Tom Jacobsen

Personal information
- Full name: Tom Jacbosen
- Date of birth: 17 March 1954 (age 72)
- Place of birth: Norway
- Position: Midfielder

Senior career*
- Years: Team / Apps / (Gls)
- 1971–1978: HamKam
- 1979–1982: Vålerenga
- 1983–1985: HamKam

International career
- 1971–1976: Norway U21 / 7 / (0)
- 1971–1982: Norway / 16 / (0)

= Tom Jacobsen =

Norwegian footballer and coach (born 1954)
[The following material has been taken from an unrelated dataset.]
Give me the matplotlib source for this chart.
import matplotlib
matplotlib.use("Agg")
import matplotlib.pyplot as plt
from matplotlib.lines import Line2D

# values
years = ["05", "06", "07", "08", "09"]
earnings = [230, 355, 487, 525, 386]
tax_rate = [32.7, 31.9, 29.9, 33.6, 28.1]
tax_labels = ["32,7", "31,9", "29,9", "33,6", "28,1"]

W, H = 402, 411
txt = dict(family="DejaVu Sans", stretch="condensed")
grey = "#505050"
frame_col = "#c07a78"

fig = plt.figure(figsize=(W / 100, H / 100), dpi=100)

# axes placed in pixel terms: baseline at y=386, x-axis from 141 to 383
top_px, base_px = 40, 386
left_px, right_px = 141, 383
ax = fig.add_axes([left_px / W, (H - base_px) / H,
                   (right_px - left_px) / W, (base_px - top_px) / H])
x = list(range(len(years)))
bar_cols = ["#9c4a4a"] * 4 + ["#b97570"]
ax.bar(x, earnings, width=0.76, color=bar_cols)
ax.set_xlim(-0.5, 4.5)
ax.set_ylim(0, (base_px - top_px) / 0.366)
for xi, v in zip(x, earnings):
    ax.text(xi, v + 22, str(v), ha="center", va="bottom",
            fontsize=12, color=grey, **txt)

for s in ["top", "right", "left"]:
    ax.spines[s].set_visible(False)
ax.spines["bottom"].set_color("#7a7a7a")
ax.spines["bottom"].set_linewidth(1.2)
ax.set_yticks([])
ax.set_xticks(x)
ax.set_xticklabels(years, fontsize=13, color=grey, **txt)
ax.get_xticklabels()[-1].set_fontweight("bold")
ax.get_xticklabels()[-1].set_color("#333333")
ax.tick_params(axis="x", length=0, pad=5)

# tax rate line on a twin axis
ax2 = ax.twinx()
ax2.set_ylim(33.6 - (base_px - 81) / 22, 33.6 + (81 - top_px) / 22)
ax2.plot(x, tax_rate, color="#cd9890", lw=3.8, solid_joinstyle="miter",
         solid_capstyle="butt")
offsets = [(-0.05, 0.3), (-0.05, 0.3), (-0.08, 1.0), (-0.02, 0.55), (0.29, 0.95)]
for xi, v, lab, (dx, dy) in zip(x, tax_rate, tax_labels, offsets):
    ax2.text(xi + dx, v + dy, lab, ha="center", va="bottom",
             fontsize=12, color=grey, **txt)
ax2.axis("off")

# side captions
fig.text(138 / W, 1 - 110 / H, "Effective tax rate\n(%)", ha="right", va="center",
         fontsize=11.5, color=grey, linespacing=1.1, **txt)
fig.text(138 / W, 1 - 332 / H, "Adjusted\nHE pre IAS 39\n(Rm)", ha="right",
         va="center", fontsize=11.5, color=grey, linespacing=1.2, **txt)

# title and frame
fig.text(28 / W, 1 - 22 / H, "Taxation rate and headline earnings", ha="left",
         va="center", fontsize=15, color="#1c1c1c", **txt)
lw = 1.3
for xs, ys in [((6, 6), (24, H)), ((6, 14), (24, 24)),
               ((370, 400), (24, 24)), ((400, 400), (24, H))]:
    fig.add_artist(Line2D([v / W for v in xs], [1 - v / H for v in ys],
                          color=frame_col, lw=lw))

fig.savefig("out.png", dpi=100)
Tom Jacobsen (born 17 March 1954) is a Norwegian football coach and former player. He played as a midfielder for HamKam and Vålerenga and was capped 16 times playing for Norway. He is the brother of Pål Jacobsen.

==Playing career==
Jacobsen played for HamKam from 1971 to 1978 and for Vålerenga from 1979 to 1982, before he returned to HamKam where he played until he retired.
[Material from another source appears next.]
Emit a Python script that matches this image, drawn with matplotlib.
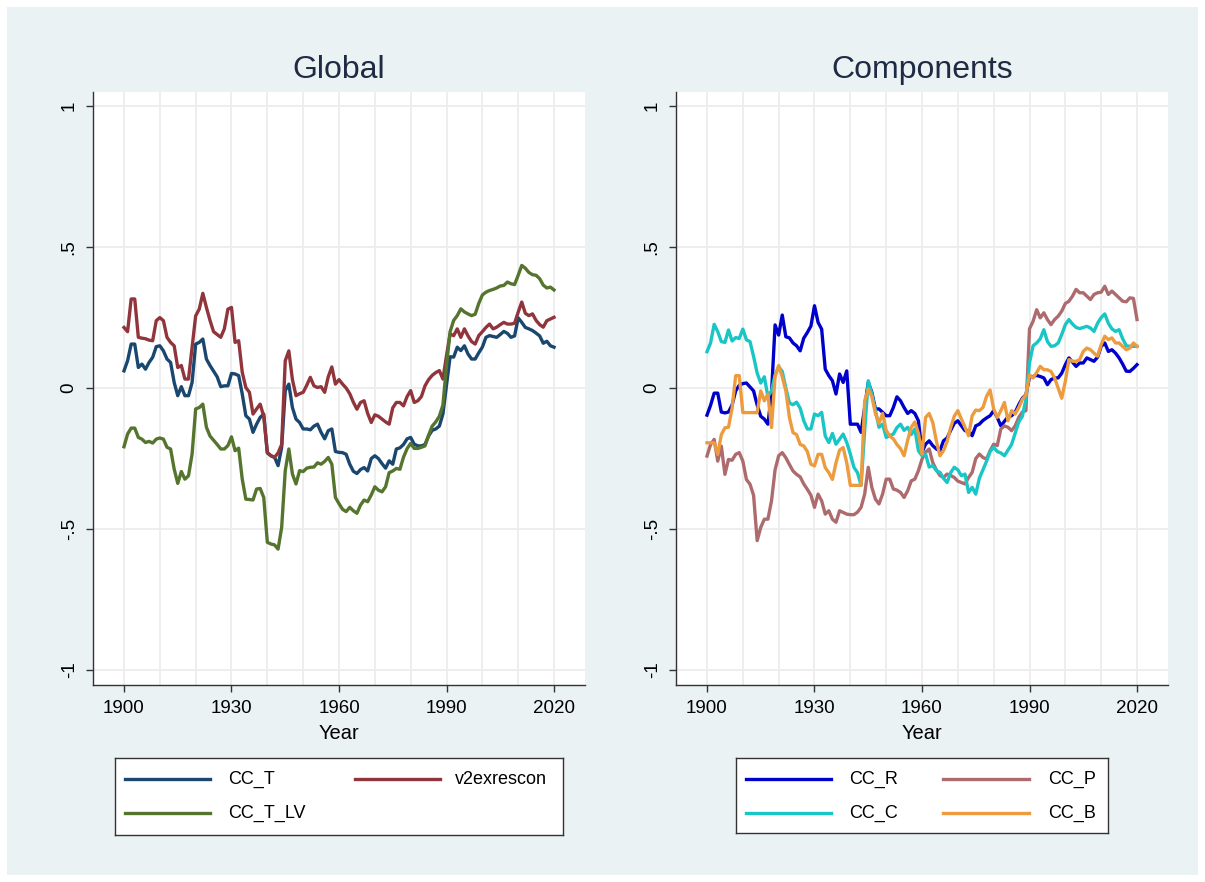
import numpy as np
import matplotlib
matplotlib.use("Agg")
import matplotlib.pyplot as plt
from matplotlib.lines import Line2D
from matplotlib.patches import Rectangle

plt.rcParams['font.family'] = ['Liberation Sans', 'DejaVu Sans']

# ---------------------------------------------------------------- data
years = np.arange(1900, 2021)

cc_t = [
    0.061, 0.097, 0.156, 0.156, 0.073, 0.085, 0.067, 0.091, 0.109, 0.147,
    0.150, 0.132, 0.103, 0.091, 0.020, -0.027, 0.005, -0.027, -0.027, 0.020,
    0.156, 0.162, 0.174, 0.103, 0.080, 0.060, 0.040, 0.005, 0.008, 0.008,
    0.052, 0.050, 0.044, -0.021, -0.098, -0.110, -0.157, -0.128, -0.104, -0.092,
    -0.230, -0.240, -0.245, -0.275, -0.210, -0.009, 0.014, -0.069, -0.110, -0.122,
    -0.145, -0.145, -0.148, -0.135, -0.128, -0.157, -0.180, -0.151, -0.145, -0.225,
    -0.228, -0.229, -0.235, -0.270, -0.295, -0.303, -0.289, -0.282, -0.294, -0.250,
    -0.240, -0.250, -0.268, -0.284, -0.258, -0.270, -0.216, -0.212, -0.200, -0.180,
    -0.175, -0.199, -0.205, -0.205, -0.200, -0.170, -0.150, -0.145, -0.135, -0.092,
    0.010, 0.111, 0.110, 0.145, 0.133, 0.150, 0.121, 0.103, 0.103, 0.125,
    0.145, 0.180, 0.186, 0.183, 0.180, 0.190, 0.201, 0.194, 0.180, 0.185,
    0.249, 0.233, 0.215, 0.210, 0.204, 0.195, 0.185, 0.159, 0.166, 0.150,
    0.145,
]

v2exrescon = [
    0.215, 0.200, 0.316, 0.316, 0.180, 0.177, 0.175, 0.170, 0.168, 0.239,
    0.250, 0.239, 0.180, 0.162, 0.150, 0.073, 0.080, 0.032, 0.032, 0.144,
    0.256, 0.280, 0.336, 0.286, 0.240, 0.200, 0.190, 0.180, 0.210, 0.280,
    0.286, 0.162, 0.168, 0.056, 0.002, -0.015, -0.092, -0.074, -0.057, -0.100,
    -0.228, -0.240, -0.246, -0.230, -0.200, 0.097, 0.132, 0.030, -0.027, -0.020,
    -0.015, 0.010, 0.038, 0.008, 0.002, 0.005, -0.015, 0.040, 0.075, 0.014,
    0.030, 0.014, 0.000, -0.020, -0.050, -0.075, -0.051, -0.045, -0.090, -0.122,
    -0.095, -0.100, -0.110, -0.120, -0.128, -0.070, -0.051, -0.051, -0.063, -0.030,
    -0.009, -0.051, -0.045, -0.030, 0.008, 0.030, 0.045, 0.055, 0.062, 0.032,
    0.115, 0.192, 0.186, 0.210, 0.180, 0.210, 0.185, 0.165, 0.156, 0.186,
    0.200, 0.215, 0.227, 0.210, 0.216, 0.225, 0.233, 0.227, 0.227, 0.230,
    0.269, 0.305, 0.265, 0.257, 0.263, 0.240, 0.225, 0.216, 0.239, 0.245,
    0.251,
]

cc_t_lv = [
    -0.208, -0.163, -0.142, -0.142, -0.175, -0.181, -0.193, -0.189, -0.195, -0.181,
    -0.177, -0.181, -0.210, -0.216, -0.287, -0.338, -0.296, -0.323, -0.311, -0.234,
    -0.074, -0.069, -0.057, -0.139, -0.170, -0.185, -0.200, -0.216, -0.216, -0.204,
    -0.173, -0.222, -0.213, -0.323, -0.394, -0.395, -0.397, -0.358, -0.356, -0.388,
    -0.547, -0.553, -0.556, -0.571, -0.494, -0.293, -0.216, -0.305, -0.340, -0.293,
    -0.296, -0.284, -0.281, -0.280, -0.265, -0.270, -0.260, -0.246, -0.270, -0.388,
    -0.410, -0.430, -0.438, -0.423, -0.435, -0.444, -0.415, -0.397, -0.403, -0.379,
    -0.350, -0.362, -0.368, -0.350, -0.300, -0.294, -0.285, -0.288, -0.245, -0.215,
    -0.196, -0.214, -0.214, -0.210, -0.205, -0.167, -0.135, -0.120, -0.100, -0.060,
    0.080, 0.200, 0.240, 0.257, 0.281, 0.270, 0.263, 0.257, 0.262, 0.300,
    0.330, 0.340, 0.346, 0.350, 0.355, 0.362, 0.364, 0.376, 0.370, 0.367,
    0.400, 0.435, 0.425, 0.410, 0.402, 0.400, 0.388, 0.365, 0.355, 0.358,
    0.348,
]

cc_r = [
    -0.096, -0.061, -0.018, -0.018, -0.085, -0.088, -0.085, -0.060, -0.010, 0.010,
    0.016, 0.018, 0.004, -0.010, -0.060, -0.100, -0.110, -0.128, -0.020, 0.224,
    0.188, 0.259, 0.182, 0.178, 0.160, 0.150, 0.132, 0.177, 0.197, 0.220,
    0.292, 0.233, 0.209, 0.067, 0.044, 0.026, -0.021, 0.050, 0.020, 0.061,
    -0.128, -0.128, -0.128, -0.157, -0.069, 0.020, -0.015, -0.074, -0.074, -0.086,
    -0.098, -0.098, -0.069, -0.031, -0.045, -0.069, -0.090, -0.080, -0.090, -0.116,
    -0.228, -0.199, -0.187, -0.204, -0.216, -0.222, -0.187, -0.177, -0.150, -0.125,
    -0.116, -0.134, -0.151, -0.151, -0.169, -0.134, -0.128, -0.115, -0.106, -0.098,
    -0.080, -0.104, -0.134, -0.118, -0.102, -0.098, -0.086, -0.059, -0.036, -0.024,
    0.040, 0.041, 0.045, 0.041, 0.036, 0.012, 0.030, 0.036, 0.036, 0.053,
    0.083, 0.107, 0.092, 0.077, 0.089, 0.089, 0.107, 0.101, 0.095, 0.110,
    0.148, 0.160, 0.130, 0.136, 0.124, 0.107, 0.085, 0.060, 0.059, 0.070,
    0.083,
]

cc_p = [
    -0.241, -0.200, -0.182, -0.259, -0.206, -0.306, -0.253, -0.256, -0.235, -0.229,
    -0.259, -0.324, -0.341, -0.380, -0.541, -0.494, -0.465, -0.465, -0.400, -0.290,
    -0.240, -0.229, -0.247, -0.271, -0.294, -0.306, -0.315, -0.340, -0.359, -0.380,
    -0.423, -0.376, -0.400, -0.447, -0.435, -0.465, -0.476, -0.435, -0.441, -0.447,
    -0.449, -0.449, -0.440, -0.423, -0.376, -0.281, -0.352, -0.394, -0.411, -0.376,
    -0.323, -0.323, -0.358, -0.362, -0.370, -0.388, -0.364, -0.329, -0.323, -0.293,
    -0.252, -0.228, -0.216, -0.264, -0.290, -0.310, -0.317, -0.305, -0.310, -0.317,
    -0.330, -0.335, -0.340, -0.317, -0.299, -0.250, -0.234, -0.246, -0.252, -0.222,
    -0.199, -0.204, -0.145, -0.134, -0.139, -0.151, -0.134, -0.104, -0.085, -0.080,
    0.210, 0.237, 0.278, 0.249, 0.267, 0.243, 0.225, 0.243, 0.255, 0.273,
    0.300, 0.308, 0.326, 0.350, 0.338, 0.338, 0.326, 0.314, 0.332, 0.338,
    0.340, 0.361, 0.332, 0.344, 0.332, 0.320, 0.308, 0.306, 0.320, 0.318,
    0.243,
]

cc_c = [
    0.129, 0.160, 0.226, 0.200, 0.165, 0.162, 0.206, 0.167, 0.179, 0.176,
    0.209, 0.171, 0.165, 0.112, 0.053, 0.018, 0.040, -0.030, -0.010, 0.047,
    0.076, 0.059, 0.000, -0.053, -0.059, -0.050, -0.071, -0.116, -0.145, -0.145,
    -0.092, -0.098, -0.086, -0.170, -0.193, -0.161, -0.199, -0.181, -0.163, -0.193,
    -0.234, -0.281, -0.300, -0.345, -0.150, 0.026, -0.021, -0.080, -0.139, -0.128,
    -0.175, -0.169, -0.163, -0.140, -0.128, -0.150, -0.139, -0.165, -0.145, -0.222,
    -0.240, -0.234, -0.280, -0.275, -0.293, -0.299, -0.320, -0.335, -0.300, -0.281,
    -0.290, -0.311, -0.305, -0.370, -0.352, -0.376, -0.320, -0.290, -0.260, -0.225,
    -0.210, -0.225, -0.230, -0.240, -0.220, -0.200, -0.160, -0.120, -0.100, -0.040,
    0.090, 0.150, 0.160, 0.175, 0.207, 0.165, 0.148, 0.150, 0.160, 0.190,
    0.225, 0.243, 0.227, 0.215, 0.211, 0.215, 0.219, 0.213, 0.201, 0.230,
    0.250, 0.263, 0.230, 0.210, 0.201, 0.207, 0.175, 0.150, 0.148, 0.148,
    0.148,
]

cc_b = [
    -0.194, -0.194, -0.194, -0.235, -0.165, -0.141, -0.139, -0.071, 0.044, 0.044,
    -0.087, -0.087, -0.087, -0.087, -0.087, -0.010, -0.045, -0.021, -0.140, 0.040,
    0.080, 0.040, -0.010, -0.104, -0.158, -0.165, -0.200, -0.205, -0.225, -0.270,
    -0.276, -0.235, -0.235, -0.282, -0.300, -0.324, -0.265, -0.220, -0.211, -0.265,
    -0.345, -0.345, -0.345, -0.345, -0.045, -0.004, -0.030, -0.090, -0.125, -0.090,
    -0.150, -0.170, -0.180, -0.200, -0.215, -0.240, -0.185, -0.139, -0.120, -0.160,
    -0.234, -0.104, -0.090, -0.122, -0.187, -0.240, -0.222, -0.190, -0.140, -0.100,
    -0.080, -0.110, -0.139, -0.169, -0.098, -0.078, -0.080, -0.069, -0.030, -0.007,
    -0.074, -0.104, -0.080, -0.051, -0.116, -0.080, -0.092, -0.069, -0.040, -0.024,
    0.047, 0.036, 0.055, 0.077, 0.065, 0.065, 0.059, 0.036, 0.000, -0.036,
    0.024, 0.101, 0.095, 0.095, 0.101, 0.130, 0.142, 0.136, 0.124, 0.113,
    0.154, 0.184, 0.172, 0.178, 0.160, 0.160, 0.148, 0.136, 0.142, 0.160,
    0.148,
]

x_ticks = [1900, 1930, 1960, 1990, 2020]
y_ticks = [-1, -0.5, 0, 0.5, 1]
y_tick_labels = ["-1", "-.5", "0", ".5", "1"]

# ---------------------------------------------------------------- style
W, H = 1205, 882
BG = "#EAF2F3"
TXT = "#1f2a44"
GRID = "#EDEDED"
LW = 2.4

panels = [
    {
        "title": "Global",
        "left": 93,
        "series": [("CC_T", cc_t, "#1A476F"),
                   ("v2exrescon", v2exrescon, "#90353B"),
                   ("CC_T_LV", cc_t_lv, "#55752F")],
        "legend_box": (115, 758, 563, 835),
        "legend_cols": [(10, 95, 113), (240, 325, 340)],
    },
    {
        "title": "Components",
        "left": 676,
        "series": [("CC_R", cc_r, "#0000CC"),
                   ("CC_P", cc_p, "#AE6B6E"),
                   ("CC_C", cc_c, "#18C6C6"),
                   ("CC_B", cc_b, "#EC9C3F")],
        "legend_box": (736, 758, 1108, 833),
        "legend_cols": [(10, 95, 113), (207, 293, 312)],
    },
]

fig = plt.figure(figsize=(W / 100, H / 100), dpi=100, facecolor="white")
fig.patches.append(Rectangle((7 / W, 7 / H), 1 - 14 / W, 1 - 14 / H,
                             transform=fig.transFigure, facecolor=BG,
                             edgecolor="none", zorder=-10))

ax_top, ax_bottom, ax_w = 92, 685, 492

for p in panels:
    ax = fig.add_axes([p["left"] / W, 1 - ax_bottom / H, ax_w / W,
                       (ax_bottom - ax_top) / H])
    ax.set_facecolor("white")
    for name, vals, col in p["series"]:
        ax.plot(years, vals, color=col, lw=LW, solid_joinstyle="round",
                label=name, zorder=3)

    ax.set_xlim(1891.35, 2028.65)
    ax.set_ylim(-1.053, 1.05)
    ax.set_xticks(x_ticks)
    ax.set_xticks(np.arange(1900, 2021, 10), minor=True)
    ax.set_yticks(y_ticks)
    ax.set_yticklabels(y_tick_labels)
    ax.grid(True, which="both", axis="x", color=GRID, lw=1.3, zorder=0)
    ax.grid(True, which="major", axis="y", color=GRID, lw=1.3, zorder=0)
    ax.tick_params(axis="x", which="minor", length=0)
    ax.tick_params(axis="both", which="major", length=5, width=1,
                   color="#333333", labelsize=13.5, labelcolor="black", pad=6)
    ax.tick_params(axis="y", labelrotation=90)
    for lbl in ax.get_yticklabels():
        lbl.set_va("center")
    for s in ("top", "right"):
        ax.spines[s].set_visible(False)
    for s in ("left", "bottom"):
        ax.spines[s].set_color("#333333")
        ax.spines[s].set_linewidth(1)
    ax.set_xlabel("Year", fontsize=14.5, color="black", labelpad=5)

    cx = (p["left"] + ax_w / 2) / W
    fig.text(cx, 1 - 70 / H, p["title"], ha="center", va="center",
             fontsize=23, color=TXT)

    # legend box
    x0, y0, x1, y1 = p["legend_box"]
    lw_, lh = x1 - x0, y1 - y0
    lax = fig.add_axes([x0 / W, 1 - y1 / H, lw_ / W, lh / H])
    lax.set_xlim(0, lw_)
    lax.set_ylim(lh, 0)
    lax.set_xticks([])
    lax.set_yticks([])
    lax.set_facecolor("white")
    for s in lax.spines.values():
        s.set_color("#333333")
        s.set_linewidth(1)
    rows = [21, 55]
    for i, (name, vals, col) in enumerate(p["series"]):
        r, c = divmod(i, 2)
        k0, k1, tx = p["legend_cols"][c]
        lax.add_line(Line2D([k0, k1], [rows[r], rows[r]], color=col, lw=LW))
        lax.text(tx, rows[r], name, ha="left", va="center", fontsize=13,
                 color="black")

fig.savefig("out.png", dpi=100, facecolor=fig.get_facecolor())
He made his debut for Norway at the age of 17 years and 175 days in 1971, and was capped a total of 16 times.

==Coaching career==
Jacobsen joined HamKam's coaching staff in 2000, after working at Adidas. Along with his brother, Pål Jacobsen, he was a part of Ståle Solbakken's coaching staff when HamKam played in Tippeligaen. After Solbakken left for FC Copenhagen, Jacobsen continued as Frode Grodås' assistant coach. Jacobsen later worked in the youth department of HamKam until the end of the 2010 season, when he left the club for a job at the local NAV office while also coaching the fourth-tier side Ottestad IL in his spare time.